# Classical Music with the Theme of "Identity"



## beverlychinn (Jul 9, 2015)

Hello Everyone,

I am looking for some classical compositions that use or are related to the theme of "identity," instrumental and vocal selections.
Thanks!


----------



## Musicophile (May 29, 2015)

Smetana's Ma Vlast springs to mind.


----------



## Mandryka (Feb 22, 2013)

beverlychinn said:


> Hello Everyone,
> 
> I am looking for some classical compositions that use or are related to the theme of "identity," instrumental and vocal selections.
> Thanks!


What do you mean? racial identity? Or something more psychological or metaphysical?


----------



## Mandryka (Feb 22, 2013)

beverlychinn said:


> Hello Everyone,
> 
> I am looking for some classical compositions that use or are related to the theme of "identity," instrumental and vocal selections.
> Thanks!


What do you mean? racial, sexual or national identity?
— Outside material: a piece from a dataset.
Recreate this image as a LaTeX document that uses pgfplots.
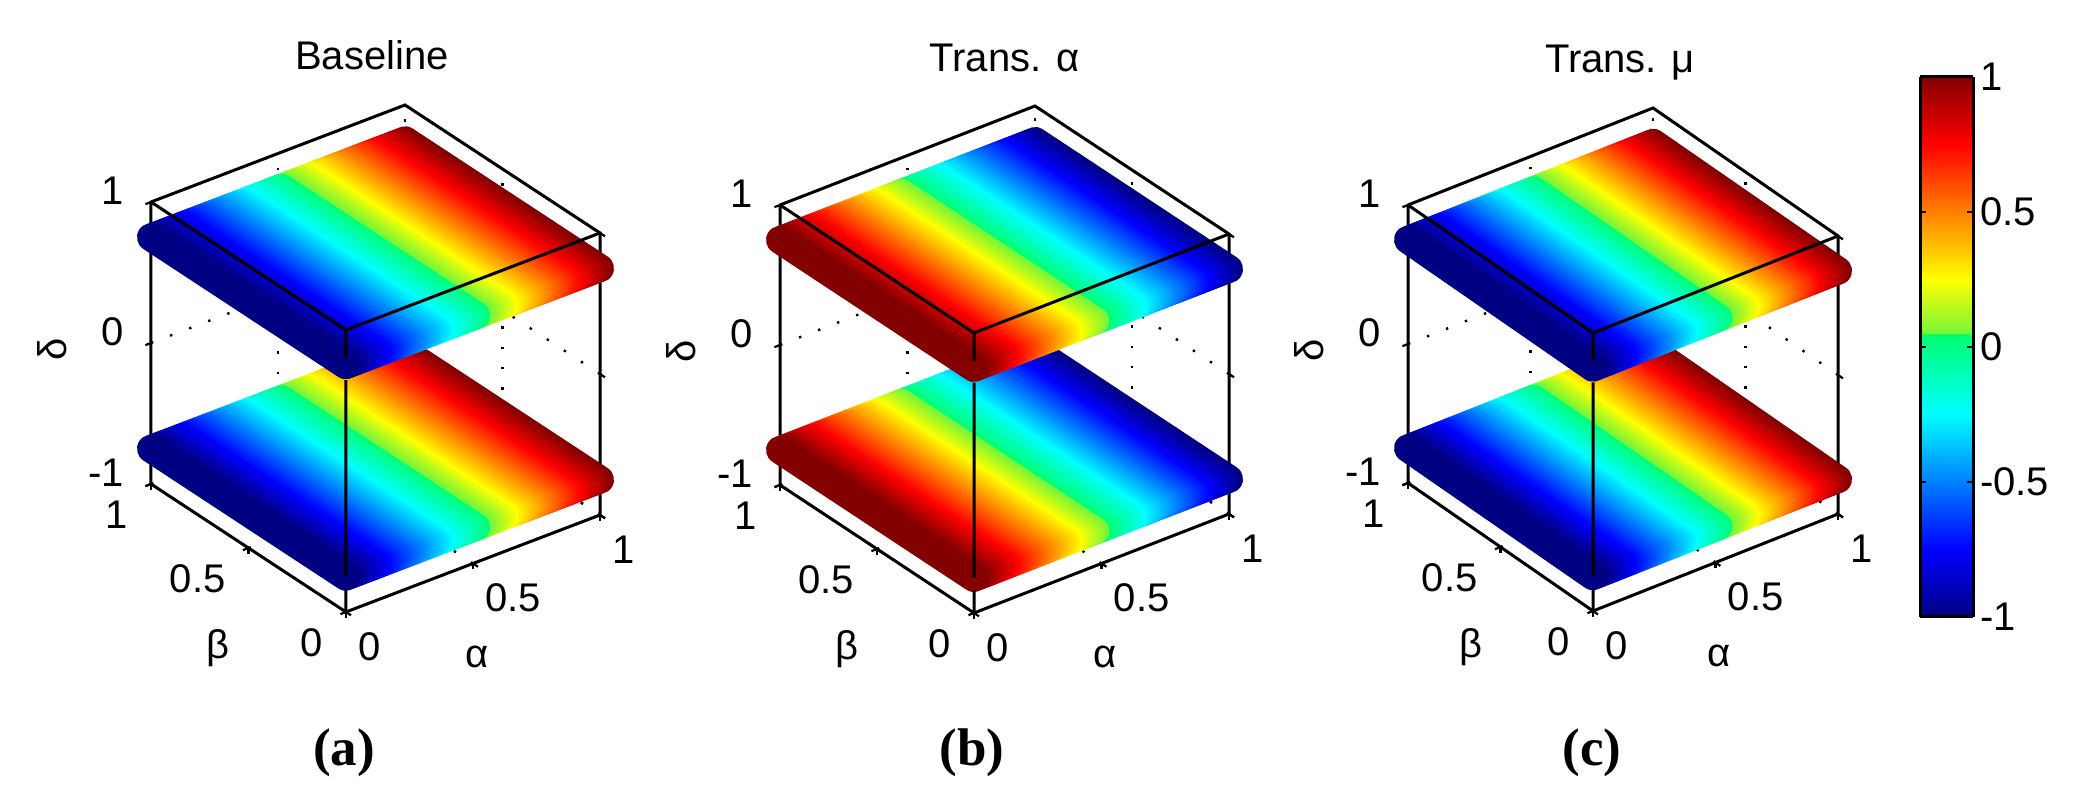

Or something more psychological or metaphysical?


----------



## Xaltotun (Sep 3, 2010)

For something more psychological or metaphysical, try Beethoven's late string quartets or Sibelius' 4th symphony.


----------



## Cosmos (Jun 28, 2013)

As others have mentioned, there are different kinds of identities

For a nationalistic identity, I'd recommend some Romantic era music. The 1800's was full of nationalism. Some great works like that are:
- Chopin: Two Polonaises, op. 40, "Heroic" Polonaise, and Fantaisie op. 49
- Liszt: Hungarian Rhapsodies
- Albeniz: Iberia
- d'Indy: Symphony on a French Mountain Air
- Grieg: Peer Gynt

For a more introverted identity:
- Mahler: Symphonies 5, 6, 7, and 9
- Beethoven: String Quartets 13, 15
- Shostakovich: Viola Sonata


----------